◆ **Task details**
Exactly as written, quote every line that follows, skipping the images.

◆ **Recorded information**
◇ ◇ ◇
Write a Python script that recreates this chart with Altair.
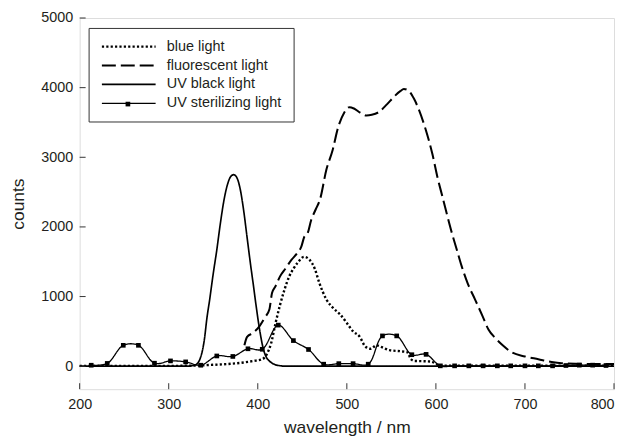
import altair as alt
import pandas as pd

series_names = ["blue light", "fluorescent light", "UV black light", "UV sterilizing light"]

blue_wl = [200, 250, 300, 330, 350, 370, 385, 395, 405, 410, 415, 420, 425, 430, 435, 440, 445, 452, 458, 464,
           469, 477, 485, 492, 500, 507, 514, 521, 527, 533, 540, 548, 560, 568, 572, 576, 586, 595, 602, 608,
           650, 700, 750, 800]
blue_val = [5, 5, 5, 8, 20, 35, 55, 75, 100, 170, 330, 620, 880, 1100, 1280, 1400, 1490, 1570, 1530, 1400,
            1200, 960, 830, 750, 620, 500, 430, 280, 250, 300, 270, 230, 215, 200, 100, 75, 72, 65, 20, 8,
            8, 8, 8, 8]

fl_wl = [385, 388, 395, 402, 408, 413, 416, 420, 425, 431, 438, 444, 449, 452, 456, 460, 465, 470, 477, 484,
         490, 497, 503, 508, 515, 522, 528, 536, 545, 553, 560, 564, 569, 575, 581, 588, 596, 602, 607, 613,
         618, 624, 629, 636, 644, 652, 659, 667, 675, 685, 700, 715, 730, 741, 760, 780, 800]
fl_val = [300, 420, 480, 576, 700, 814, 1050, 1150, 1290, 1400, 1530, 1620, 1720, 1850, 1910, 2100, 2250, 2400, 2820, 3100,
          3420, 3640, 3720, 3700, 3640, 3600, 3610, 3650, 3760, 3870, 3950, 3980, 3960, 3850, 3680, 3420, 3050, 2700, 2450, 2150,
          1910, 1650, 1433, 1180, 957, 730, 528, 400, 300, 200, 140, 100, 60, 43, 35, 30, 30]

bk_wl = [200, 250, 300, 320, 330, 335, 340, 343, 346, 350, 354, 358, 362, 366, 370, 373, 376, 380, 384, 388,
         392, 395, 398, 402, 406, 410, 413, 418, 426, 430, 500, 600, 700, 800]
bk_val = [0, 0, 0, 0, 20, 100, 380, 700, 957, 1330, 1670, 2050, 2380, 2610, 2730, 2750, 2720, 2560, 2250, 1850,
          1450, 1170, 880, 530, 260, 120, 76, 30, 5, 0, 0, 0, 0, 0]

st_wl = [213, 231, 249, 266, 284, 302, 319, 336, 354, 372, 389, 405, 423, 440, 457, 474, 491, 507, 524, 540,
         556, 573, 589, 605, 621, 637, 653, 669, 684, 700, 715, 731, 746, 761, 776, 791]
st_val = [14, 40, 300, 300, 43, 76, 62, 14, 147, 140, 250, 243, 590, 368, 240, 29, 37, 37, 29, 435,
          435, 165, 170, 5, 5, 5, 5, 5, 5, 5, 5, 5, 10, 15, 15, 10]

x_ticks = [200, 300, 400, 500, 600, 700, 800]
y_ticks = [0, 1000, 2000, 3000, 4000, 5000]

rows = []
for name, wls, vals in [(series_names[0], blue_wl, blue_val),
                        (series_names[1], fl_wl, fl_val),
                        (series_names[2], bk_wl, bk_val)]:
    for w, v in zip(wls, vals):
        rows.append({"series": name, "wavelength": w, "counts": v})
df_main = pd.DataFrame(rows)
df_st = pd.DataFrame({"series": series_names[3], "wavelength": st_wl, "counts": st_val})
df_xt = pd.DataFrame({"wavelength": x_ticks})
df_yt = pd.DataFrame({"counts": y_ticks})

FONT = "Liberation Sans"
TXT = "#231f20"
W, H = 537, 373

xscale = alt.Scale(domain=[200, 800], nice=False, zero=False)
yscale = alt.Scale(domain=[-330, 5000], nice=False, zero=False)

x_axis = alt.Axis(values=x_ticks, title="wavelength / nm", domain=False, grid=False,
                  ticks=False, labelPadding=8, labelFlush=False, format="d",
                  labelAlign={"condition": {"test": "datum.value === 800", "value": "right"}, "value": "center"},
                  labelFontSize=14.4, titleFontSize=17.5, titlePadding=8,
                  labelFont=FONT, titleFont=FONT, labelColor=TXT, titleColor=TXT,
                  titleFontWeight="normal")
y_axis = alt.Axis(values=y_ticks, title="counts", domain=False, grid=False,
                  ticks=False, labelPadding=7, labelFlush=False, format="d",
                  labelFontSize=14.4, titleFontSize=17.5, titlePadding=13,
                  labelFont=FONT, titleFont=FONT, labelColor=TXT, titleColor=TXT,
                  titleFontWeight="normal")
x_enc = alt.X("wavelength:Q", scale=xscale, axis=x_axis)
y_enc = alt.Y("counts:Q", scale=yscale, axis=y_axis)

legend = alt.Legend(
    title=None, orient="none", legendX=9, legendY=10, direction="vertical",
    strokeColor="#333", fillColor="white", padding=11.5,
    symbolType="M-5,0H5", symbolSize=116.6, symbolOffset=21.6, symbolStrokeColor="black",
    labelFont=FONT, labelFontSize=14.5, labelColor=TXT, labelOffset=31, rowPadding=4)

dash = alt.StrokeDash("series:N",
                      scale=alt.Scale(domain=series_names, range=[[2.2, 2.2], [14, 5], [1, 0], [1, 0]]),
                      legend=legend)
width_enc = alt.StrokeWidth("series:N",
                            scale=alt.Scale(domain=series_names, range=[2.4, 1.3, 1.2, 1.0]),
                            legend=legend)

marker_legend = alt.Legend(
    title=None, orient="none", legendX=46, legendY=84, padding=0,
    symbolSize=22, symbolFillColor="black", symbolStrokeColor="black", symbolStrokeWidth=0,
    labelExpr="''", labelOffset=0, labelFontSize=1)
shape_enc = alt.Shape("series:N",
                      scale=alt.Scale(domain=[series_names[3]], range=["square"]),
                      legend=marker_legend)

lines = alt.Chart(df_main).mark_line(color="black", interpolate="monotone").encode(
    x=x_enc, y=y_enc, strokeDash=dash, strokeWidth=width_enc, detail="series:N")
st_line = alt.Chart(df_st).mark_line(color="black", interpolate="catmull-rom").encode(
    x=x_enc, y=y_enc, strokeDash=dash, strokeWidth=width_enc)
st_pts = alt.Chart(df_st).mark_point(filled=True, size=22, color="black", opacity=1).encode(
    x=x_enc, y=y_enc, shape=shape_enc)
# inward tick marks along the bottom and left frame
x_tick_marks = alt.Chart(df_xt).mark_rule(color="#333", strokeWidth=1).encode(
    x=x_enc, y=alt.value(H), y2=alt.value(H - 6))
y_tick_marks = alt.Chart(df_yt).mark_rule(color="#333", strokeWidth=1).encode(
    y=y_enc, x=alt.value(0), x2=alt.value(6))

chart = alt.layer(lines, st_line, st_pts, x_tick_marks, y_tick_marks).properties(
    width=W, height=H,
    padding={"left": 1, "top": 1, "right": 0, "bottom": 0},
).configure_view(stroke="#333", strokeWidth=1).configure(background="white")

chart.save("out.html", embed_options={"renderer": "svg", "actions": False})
◇ ◇ ◇
◆ **The reply**
Write a Python script that recreates this chart with Altair.
import altair as alt
import pandas as pd

series_names = ["blue light", "fluorescent light", "UV black light", "UV sterilizing light"]

blue_wl = [200, 250, 300, 330, 350, 370, 385, 395, 405, 410, 415, 420, 425, 430, 435, 440, 445, 452, 458, 464,
           469, 477, 485, 492, 500, 507, 514, 521, 527, 533, 540, 548, 560, 568, 572, 576, 586, 595, 602, 608,
           650, 700, 750, 800]
blue_val = [5, 5, 5, 8, 20, 35, 55, 75, 100, 170, 330, 620, 880, 1100, 1280, 1400, 1490, 1570, 1530, 1400,
            1200, 960, 830, 750, 620, 500, 430, 280, 250, 300, 270, 230, 215, 200, 100, 75, 72, 65, 20, 8,
            8, 8, 8, 8]

fl_wl = [385, 388, 395, 402, 408, 413, 416, 420, 425, 431, 438, 444, 449, 452, 456, 460, 465, 470, 477, 484,
         490, 497, 503, 508, 515, 522, 528, 536, 545, 553, 560, 564, 569, 575, 581, 588, 596, 602, 607, 613,
         618, 624, 629, 636, 644, 652, 659, 667, 675, 685, 700, 715, 730, 741, 760, 780, 800]
fl_val = [300, 420, 480, 576, 700, 814, 1050, 1150, 1290, 1400, 1530, 1620, 1720, 1850, 1910, 2100, 2250, 2400, 2820, 3100,
          3420, 3640, 3720, 3700, 3640, 3600, 3610, 3650, 3760, 3870, 3950, 3980, 3960, 3850, 3680, 3420, 3050, 2700, 2450, 2150,
          1910, 1650, 1433, 1180, 957, 730, 528, 400, 300, 200, 140, 100, 60, 43, 35, 30, 30]

bk_wl = [200, 250, 300, 320, 330, 335, 340, 343, 346, 350, 354, 358, 362, 366, 370, 373, 376, 380, 384, 388,
         392, 395, 398, 402, 406, 410, 413, 418, 426, 430, 500, 600, 700, 800]
bk_val = [0, 0, 0, 0, 20, 100, 380, 700, 957, 1330, 1670, 2050, 2380, 2610, 2730, 2750, 2720, 2560, 2250, 1850,
          1450, 1170, 880, 530, 260, 120, 76, 30, 5, 0, 0, 0, 0, 0]

st_wl = [213, 231, 249, 266, 284, 302, 319, 336, 354, 372, 389, 405, 423, 440, 457, 474, 491, 507, 524, 540,
         556, 573, 589, 605, 621, 637, 653, 669, 684, 700, 715, 731, 746, 761, 776, 791]
st_val = [14, 40, 300, 300, 43, 76, 62, 14, 147, 140, 250, 243, 590, 368, 240, 29, 37, 37, 29, 435,
          435, 165, 170, 5, 5, 5, 5, 5, 5, 5, 5, 5, 10, 15, 15, 10]

x_ticks = [200, 300, 400, 500, 600, 700, 800]
y_ticks = [0, 1000, 2000, 3000, 4000, 5000]

rows = []
for name, wls, vals in [(series_names[0], blue_wl, blue_val),
                        (series_names[1], fl_wl, fl_val),
                        (series_names[2], bk_wl, bk_val)]:
    for w, v in zip(wls, vals):
        rows.append({"series": name, "wavelength": w, "counts": v})
df_main = pd.DataFrame(rows)
df_st = pd.DataFrame({"series": series_names[3], "wavelength": st_wl, "counts": st_val})
df_xt = pd.DataFrame({"wavelength": x_ticks})
df_yt = pd.DataFrame({"counts": y_ticks})

FONT = "Liberation Sans"
TXT = "#231f20"
W, H = 537, 373

xscale = alt.Scale(domain=[200, 800], nice=False, zero=False)
yscale = alt.Scale(domain=[-330, 5000], nice=False, zero=False)

x_axis = alt.Axis(values=x_ticks, title="wavelength / nm", domain=False, grid=False,
                  ticks=False, labelPadding=8, labelFlush=False, format="d",
                  labelAlign={"condition": {"test": "datum.value === 800", "value": "right"}, "value": "center"},
                  labelFontSize=14.4, titleFontSize=17.5, titlePadding=8,
                  labelFont=FONT, titleFont=FONT, labelColor=TXT, titleColor=TXT,
                  titleFontWeight="normal")
y_axis = alt.Axis(values=y_ticks, title="counts", domain=False, grid=False,
                  ticks=False, labelPadding=7, labelFlush=False, format="d",
                  labelFontSize=14.4, titleFontSize=17.5, titlePadding=13,
                  labelFont=FONT, titleFont=FONT, labelColor=TXT, titleColor=TXT,
                  titleFontWeight="normal")
x_enc = alt.X("wavelength:Q", scale=xscale, axis=x_axis)
y_enc = alt.Y("counts:Q", scale=yscale, axis=y_axis)

legend = alt.Legend(
    title=None, orient="none", legendX=9, legendY=10, direction="vertical",
    strokeColor="#333", fillColor="white", padding=11.5,
    symbolType="M-5,0H5", symbolSize=116.6, symbolOffset=21.6, symbolStrokeColor="black",
    labelFont=FONT, labelFontSize=14.5, labelColor=TXT, labelOffset=31, rowPadding=4)

dash = alt.StrokeDash("series:N",
                      scale=alt.Scale(domain=series_names, range=[[2.2, 2.2], [14, 5], [1, 0], [1, 0]]),
                      legend=legend)
width_enc = alt.StrokeWidth("series:N",
                            scale=alt.Scale(domain=series_names, range=[2.4, 1.3, 1.2, 1.0]),
                            legend=legend)

marker_legend = alt.Legend(
    title=None, orient="none", legendX=46, legendY=84, padding=0,
    symbolSize=22, symbolFillColor="black", symbolStrokeColor="black", symbolStrokeWidth=0,
    labelExpr="''", labelOffset=0, labelFontSize=1)
shape_enc = alt.Shape("series:N",
                      scale=alt.Scale(domain=[series_names[3]], range=["square"]),
                      legend=marker_legend)

lines = alt.Chart(df_main).mark_line(color="black", interpolate="monotone").encode(
    x=x_enc, y=y_enc, strokeDash=dash, strokeWidth=width_enc, detail="series:N")
st_line = alt.Chart(df_st).mark_line(color="black", interpolate="catmull-rom").encode(
    x=x_enc, y=y_enc, strokeDash=dash, strokeWidth=width_enc)
st_pts = alt.Chart(df_st).mark_point(filled=True, size=22, color="black", opacity=1).encode(
    x=x_enc, y=y_enc, shape=shape_enc)
# inward tick marks along the bottom and left frame
x_tick_marks = alt.Chart(df_xt).mark_rule(color="#333", strokeWidth=1).encode(
    x=x_enc, y=alt.value(H), y2=alt.value(H - 6))
y_tick_marks = alt.Chart(df_yt).mark_rule(color="#333", strokeWidth=1).encode(
    y=y_enc, x=alt.value(0), x2=alt.value(6))

chart = alt.layer(lines, st_line, st_pts, x_tick_marks, y_tick_marks).properties(
    width=W, height=H,
    padding={"left": 1, "top": 1, "right": 0, "bottom": 0},
).configure_view(stroke="#333", strokeWidth=1).configure(background="white")

chart.save("out.html", embed_options={"renderer": "svg", "actions": False})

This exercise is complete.